The document says the organization’s founders are “un-hyphenated Americans, and we believe in a particular Christianity that is not blurred by modernist philosophies.”
It says: “We are willing to act decisively to secure permanently, as much as anything is permanent, the political and social dominance” of their beliefs.
In terms of recruiting, the document says: “Most of all, we seek those who understand the nature of authority and its legitimate forceful exercise in the temporal realm.”
Further down, the document specifies five organizational “objectives” that encompass nepotistic business practices, the grooming of new and emerging “elites” within SACR, and, experts say, an apparently insurrectionary political project.
The first objective is to “identify and provide formation for local elites … capable of exercising authority and who are aligned with our goal of complete civic renewal”, and warning that “concrete temporal achievements, not furthering intellectual discussion”.
The second objective is to help those local elites build “fraternal networks which will advance both the members of those networks and our collective goals” including “direct preferential treatment for members, especially in business”.
The third objectives to coordinate across the “fraternal networks” to bring “political awareness” to matters such as “hiring and promotion; award of contracts; internal policies and procedures; and leadership succession”.
A fifth objective is to “collect, curate and document a list of potential appointees and hires for an aligned future regime”, who would likely not be founding participants, but “ … men who grow up in the system”.
Asked what an “aligned regime” might look like, Williams, the Claremont Institute’s president, wrote: “It would, more likely than not, be some form of the US constitutional order, but with much higher fidelity to that order before it was corrupted and subverted by modern progressivism.”
Perhaps ominously, a fourth objective is to “defend fraternal networks, our own and allies, against attacks by those opposed to civic renewal, and strongly deter such attacks”, though no details are offered on what form this defense or deterrence might take.
Although the document makes reference to America’s founding, Field, the Niskanen fellow, said that it contradicted its spirit.
“George Washington, Jefferson, [and] Madison all embraced religious pluralism very explicitly, and the constitution reflects that,” she said.
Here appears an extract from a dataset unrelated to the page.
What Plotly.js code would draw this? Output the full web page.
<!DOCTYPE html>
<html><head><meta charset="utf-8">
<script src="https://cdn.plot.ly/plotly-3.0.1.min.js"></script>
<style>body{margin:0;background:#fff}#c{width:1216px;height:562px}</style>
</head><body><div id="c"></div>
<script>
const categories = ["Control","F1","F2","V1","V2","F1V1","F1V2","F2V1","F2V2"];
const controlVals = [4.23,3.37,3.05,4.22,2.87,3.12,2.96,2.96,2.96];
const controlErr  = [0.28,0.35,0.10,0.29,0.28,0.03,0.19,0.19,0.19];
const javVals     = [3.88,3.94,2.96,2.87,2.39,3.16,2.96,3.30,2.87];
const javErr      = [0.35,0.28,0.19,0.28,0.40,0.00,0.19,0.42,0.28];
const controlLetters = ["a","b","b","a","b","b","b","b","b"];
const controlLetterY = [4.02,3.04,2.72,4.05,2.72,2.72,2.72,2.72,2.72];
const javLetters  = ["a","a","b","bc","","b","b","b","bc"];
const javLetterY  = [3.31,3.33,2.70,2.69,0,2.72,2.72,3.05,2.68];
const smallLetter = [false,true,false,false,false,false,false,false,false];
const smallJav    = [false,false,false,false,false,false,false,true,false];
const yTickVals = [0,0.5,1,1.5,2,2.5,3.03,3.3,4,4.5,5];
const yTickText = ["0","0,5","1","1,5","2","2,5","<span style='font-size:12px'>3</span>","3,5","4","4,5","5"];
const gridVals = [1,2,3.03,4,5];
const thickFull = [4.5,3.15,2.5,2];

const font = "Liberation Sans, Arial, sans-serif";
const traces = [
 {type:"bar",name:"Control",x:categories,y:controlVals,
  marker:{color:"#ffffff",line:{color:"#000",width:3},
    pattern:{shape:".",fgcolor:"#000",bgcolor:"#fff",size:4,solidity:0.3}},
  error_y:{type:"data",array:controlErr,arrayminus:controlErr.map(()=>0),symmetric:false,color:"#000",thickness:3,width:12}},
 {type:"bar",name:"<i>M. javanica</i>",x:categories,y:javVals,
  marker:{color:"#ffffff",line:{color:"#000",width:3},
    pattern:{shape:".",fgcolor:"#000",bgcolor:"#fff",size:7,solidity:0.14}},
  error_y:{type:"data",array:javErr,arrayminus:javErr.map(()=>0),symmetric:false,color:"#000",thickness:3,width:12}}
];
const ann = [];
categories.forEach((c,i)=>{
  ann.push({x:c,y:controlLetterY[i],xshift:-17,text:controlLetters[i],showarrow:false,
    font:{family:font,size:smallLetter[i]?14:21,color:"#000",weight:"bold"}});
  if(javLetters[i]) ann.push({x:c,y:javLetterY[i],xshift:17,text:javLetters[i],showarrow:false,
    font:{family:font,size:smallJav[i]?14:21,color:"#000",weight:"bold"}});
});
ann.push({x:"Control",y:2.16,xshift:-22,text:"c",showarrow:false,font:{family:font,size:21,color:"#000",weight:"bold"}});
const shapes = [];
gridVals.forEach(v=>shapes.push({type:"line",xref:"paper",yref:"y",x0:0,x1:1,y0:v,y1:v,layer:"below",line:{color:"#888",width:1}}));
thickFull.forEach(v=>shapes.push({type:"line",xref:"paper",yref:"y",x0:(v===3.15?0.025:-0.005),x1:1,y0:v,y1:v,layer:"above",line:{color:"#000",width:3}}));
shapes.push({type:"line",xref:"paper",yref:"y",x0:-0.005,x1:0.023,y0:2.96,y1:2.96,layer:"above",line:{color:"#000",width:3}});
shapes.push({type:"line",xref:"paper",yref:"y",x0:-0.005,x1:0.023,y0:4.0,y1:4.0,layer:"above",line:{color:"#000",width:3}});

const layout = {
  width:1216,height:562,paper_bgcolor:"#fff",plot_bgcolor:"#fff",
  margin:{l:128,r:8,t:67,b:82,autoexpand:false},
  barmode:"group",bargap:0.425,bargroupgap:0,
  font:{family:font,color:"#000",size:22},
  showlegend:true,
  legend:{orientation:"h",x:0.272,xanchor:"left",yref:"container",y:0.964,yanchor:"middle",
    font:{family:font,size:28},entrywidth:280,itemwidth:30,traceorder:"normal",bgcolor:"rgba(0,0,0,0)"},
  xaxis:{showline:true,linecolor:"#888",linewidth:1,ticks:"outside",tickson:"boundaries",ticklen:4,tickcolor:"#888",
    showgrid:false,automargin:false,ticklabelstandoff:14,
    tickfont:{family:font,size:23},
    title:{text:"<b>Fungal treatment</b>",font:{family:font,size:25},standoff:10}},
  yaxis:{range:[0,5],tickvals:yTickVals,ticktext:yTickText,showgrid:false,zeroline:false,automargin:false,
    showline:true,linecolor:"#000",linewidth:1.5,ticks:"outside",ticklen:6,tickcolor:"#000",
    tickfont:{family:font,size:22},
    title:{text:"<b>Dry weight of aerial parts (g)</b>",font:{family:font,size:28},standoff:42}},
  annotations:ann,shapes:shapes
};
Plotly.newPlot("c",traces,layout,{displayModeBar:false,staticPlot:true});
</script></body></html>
“This is anti-constitutional, and I think many, many faithful Christians would say it’s anti-Christian.”
Beirich, the extremism expert, said the mission statement and objectives were “essentially a stealth plan to replace everything about the current government with a religious autocracy”, with the addition of an effort to “fashion young people behind closed doors for the eventual takeover of the regime, right?”
“They’re going to grow them up as Christian autocrats.”